■ Work instructions
Omit all pictures and transcribe only the lines in the entries below that run from the line with "Give me the matplotlib source for this chart." through the line with "ax = fig.add_axes([0.125, 0.1364, 0.81, 0.7801])".

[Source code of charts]
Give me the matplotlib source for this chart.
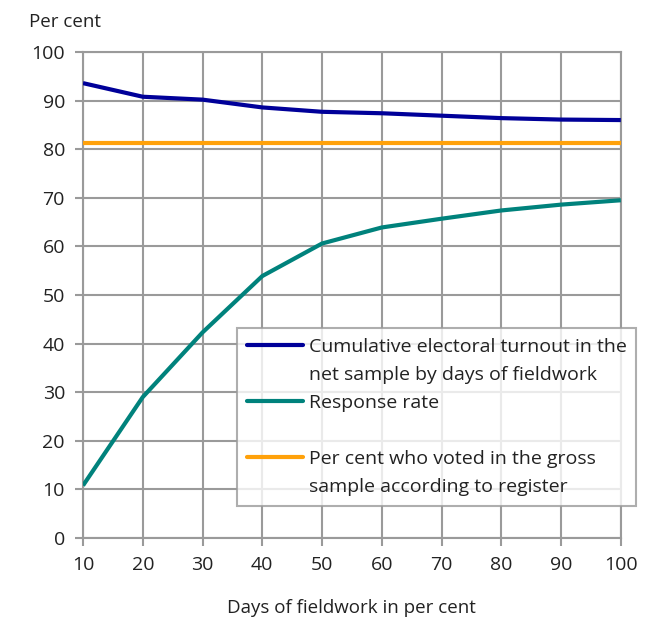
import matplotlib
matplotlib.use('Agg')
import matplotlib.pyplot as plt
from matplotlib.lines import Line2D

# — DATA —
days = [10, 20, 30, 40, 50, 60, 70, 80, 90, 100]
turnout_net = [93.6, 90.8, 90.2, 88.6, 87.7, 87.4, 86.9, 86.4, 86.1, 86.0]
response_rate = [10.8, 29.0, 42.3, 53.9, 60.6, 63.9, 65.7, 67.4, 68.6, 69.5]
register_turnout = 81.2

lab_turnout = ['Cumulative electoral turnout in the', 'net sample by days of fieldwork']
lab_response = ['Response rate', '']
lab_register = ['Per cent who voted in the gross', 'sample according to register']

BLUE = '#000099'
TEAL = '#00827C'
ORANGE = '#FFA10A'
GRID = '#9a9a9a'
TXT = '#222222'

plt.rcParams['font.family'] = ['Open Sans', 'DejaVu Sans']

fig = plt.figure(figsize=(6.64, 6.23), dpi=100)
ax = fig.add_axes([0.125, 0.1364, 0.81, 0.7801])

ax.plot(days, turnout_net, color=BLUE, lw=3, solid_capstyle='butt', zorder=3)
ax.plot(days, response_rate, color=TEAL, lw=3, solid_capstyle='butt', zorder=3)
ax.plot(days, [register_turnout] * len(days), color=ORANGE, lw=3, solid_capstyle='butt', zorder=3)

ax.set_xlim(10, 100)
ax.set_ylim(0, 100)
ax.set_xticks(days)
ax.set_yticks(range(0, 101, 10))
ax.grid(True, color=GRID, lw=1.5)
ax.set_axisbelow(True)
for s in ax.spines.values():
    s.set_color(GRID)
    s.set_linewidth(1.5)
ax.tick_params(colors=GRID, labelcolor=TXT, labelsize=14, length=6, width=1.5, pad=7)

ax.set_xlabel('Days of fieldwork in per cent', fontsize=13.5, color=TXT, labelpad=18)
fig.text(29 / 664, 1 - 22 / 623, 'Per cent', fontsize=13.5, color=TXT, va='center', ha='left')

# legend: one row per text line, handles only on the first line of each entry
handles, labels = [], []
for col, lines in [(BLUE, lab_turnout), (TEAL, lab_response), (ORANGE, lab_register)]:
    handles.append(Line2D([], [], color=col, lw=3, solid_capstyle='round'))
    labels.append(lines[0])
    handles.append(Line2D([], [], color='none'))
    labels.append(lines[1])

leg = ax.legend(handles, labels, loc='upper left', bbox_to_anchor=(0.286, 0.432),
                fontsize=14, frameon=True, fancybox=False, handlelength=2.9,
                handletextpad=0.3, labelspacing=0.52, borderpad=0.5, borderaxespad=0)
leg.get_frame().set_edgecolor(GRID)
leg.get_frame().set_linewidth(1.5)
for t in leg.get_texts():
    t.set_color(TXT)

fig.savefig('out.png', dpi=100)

* * *

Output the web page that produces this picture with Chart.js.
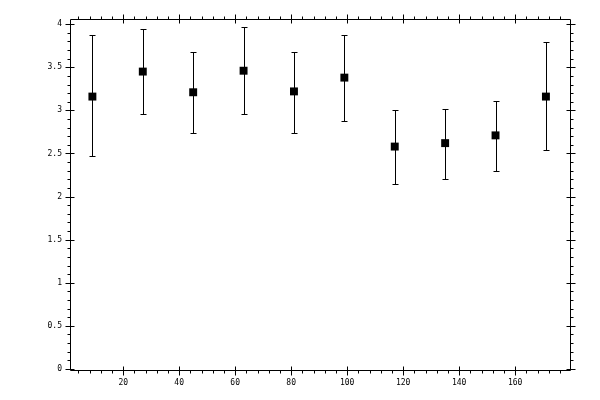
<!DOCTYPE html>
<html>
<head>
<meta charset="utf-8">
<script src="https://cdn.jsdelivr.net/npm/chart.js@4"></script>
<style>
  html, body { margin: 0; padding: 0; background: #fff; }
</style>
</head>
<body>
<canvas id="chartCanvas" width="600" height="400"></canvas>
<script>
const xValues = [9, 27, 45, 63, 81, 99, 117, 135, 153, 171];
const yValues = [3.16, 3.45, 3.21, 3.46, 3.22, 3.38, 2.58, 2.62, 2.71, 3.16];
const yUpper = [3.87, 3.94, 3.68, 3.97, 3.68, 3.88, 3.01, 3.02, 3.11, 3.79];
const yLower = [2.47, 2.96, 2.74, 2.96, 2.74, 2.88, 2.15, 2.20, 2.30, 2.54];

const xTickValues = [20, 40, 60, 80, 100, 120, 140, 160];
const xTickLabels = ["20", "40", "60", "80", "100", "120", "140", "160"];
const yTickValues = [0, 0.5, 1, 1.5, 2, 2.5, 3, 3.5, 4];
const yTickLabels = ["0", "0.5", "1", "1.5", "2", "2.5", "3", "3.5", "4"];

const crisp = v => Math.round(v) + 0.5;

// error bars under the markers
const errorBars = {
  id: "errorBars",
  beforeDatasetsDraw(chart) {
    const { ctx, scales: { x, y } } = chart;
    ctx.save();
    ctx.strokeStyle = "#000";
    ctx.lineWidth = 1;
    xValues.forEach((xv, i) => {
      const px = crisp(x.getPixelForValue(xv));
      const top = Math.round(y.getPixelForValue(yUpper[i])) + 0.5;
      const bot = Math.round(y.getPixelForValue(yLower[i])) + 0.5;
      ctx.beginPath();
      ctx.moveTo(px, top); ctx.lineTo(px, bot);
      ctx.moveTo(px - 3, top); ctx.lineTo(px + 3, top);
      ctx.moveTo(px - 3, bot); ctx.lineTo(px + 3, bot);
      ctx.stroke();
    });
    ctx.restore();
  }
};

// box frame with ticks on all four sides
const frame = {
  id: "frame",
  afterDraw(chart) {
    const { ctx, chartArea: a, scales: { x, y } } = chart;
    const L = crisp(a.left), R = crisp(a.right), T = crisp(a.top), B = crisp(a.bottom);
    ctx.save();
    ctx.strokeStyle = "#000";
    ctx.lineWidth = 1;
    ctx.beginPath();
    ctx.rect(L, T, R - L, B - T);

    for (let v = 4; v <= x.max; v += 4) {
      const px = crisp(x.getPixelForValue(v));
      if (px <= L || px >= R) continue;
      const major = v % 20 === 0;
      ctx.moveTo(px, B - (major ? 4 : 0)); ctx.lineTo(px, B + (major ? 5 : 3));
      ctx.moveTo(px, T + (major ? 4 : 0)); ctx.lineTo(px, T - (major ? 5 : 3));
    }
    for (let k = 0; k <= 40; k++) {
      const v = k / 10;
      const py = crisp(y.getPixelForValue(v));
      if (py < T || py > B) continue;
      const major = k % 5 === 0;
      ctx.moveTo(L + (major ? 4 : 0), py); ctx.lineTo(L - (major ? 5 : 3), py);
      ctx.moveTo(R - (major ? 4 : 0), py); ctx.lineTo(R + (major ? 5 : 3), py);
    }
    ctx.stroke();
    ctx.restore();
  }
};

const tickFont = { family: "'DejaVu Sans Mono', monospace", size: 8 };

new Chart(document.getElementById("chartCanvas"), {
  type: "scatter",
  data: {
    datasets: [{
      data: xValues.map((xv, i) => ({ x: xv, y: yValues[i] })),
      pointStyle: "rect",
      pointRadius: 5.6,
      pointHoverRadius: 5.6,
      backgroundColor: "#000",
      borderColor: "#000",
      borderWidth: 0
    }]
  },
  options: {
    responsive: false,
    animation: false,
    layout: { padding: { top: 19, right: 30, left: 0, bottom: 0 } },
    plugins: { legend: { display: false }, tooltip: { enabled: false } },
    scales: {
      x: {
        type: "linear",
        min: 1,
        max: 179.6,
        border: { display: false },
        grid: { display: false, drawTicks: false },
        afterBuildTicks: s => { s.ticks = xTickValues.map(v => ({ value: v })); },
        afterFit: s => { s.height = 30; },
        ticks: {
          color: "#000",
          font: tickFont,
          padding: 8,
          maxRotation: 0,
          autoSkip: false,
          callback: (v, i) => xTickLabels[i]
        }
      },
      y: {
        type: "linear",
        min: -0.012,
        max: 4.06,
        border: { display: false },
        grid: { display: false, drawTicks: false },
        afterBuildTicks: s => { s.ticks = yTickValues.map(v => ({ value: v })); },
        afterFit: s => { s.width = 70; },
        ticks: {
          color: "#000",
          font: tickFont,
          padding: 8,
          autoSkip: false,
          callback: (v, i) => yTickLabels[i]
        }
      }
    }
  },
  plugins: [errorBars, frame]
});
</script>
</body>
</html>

■ Written solution
Give me the matplotlib source for this chart.
import matplotlib
matplotlib.use('Agg')
import matplotlib.pyplot as plt
from matplotlib.lines import Line2D

# — DATA —
days = [10, 20, 30, 40, 50, 60, 70, 80, 90, 100]
turnout_net = [93.6, 90.8, 90.2, 88.6, 87.7, 87.4, 86.9, 86.4, 86.1, 86.0]
response_rate = [10.8, 29.0, 42.3, 53.9, 60.6, 63.9, 65.7, 67.4, 68.6, 69.5]
register_turnout = 81.2

lab_turnout = ['Cumulative electoral turnout in the', 'net sample by days of fieldwork']
lab_response = ['Response rate', '']
lab_register = ['Per cent who voted in the gross', 'sample according to register']

BLUE = '#000099'
TEAL = '#00827C'
ORANGE = '#FFA10A'
GRID = '#9a9a9a'
TXT = '#222222'

plt.rcParams['font.family'] = ['Open Sans', 'DejaVu Sans']

fig = plt.figure(figsize=(6.64, 6.23), dpi=100)
ax = fig.add_axes([0.125, 0.1364, 0.81, 0.7801])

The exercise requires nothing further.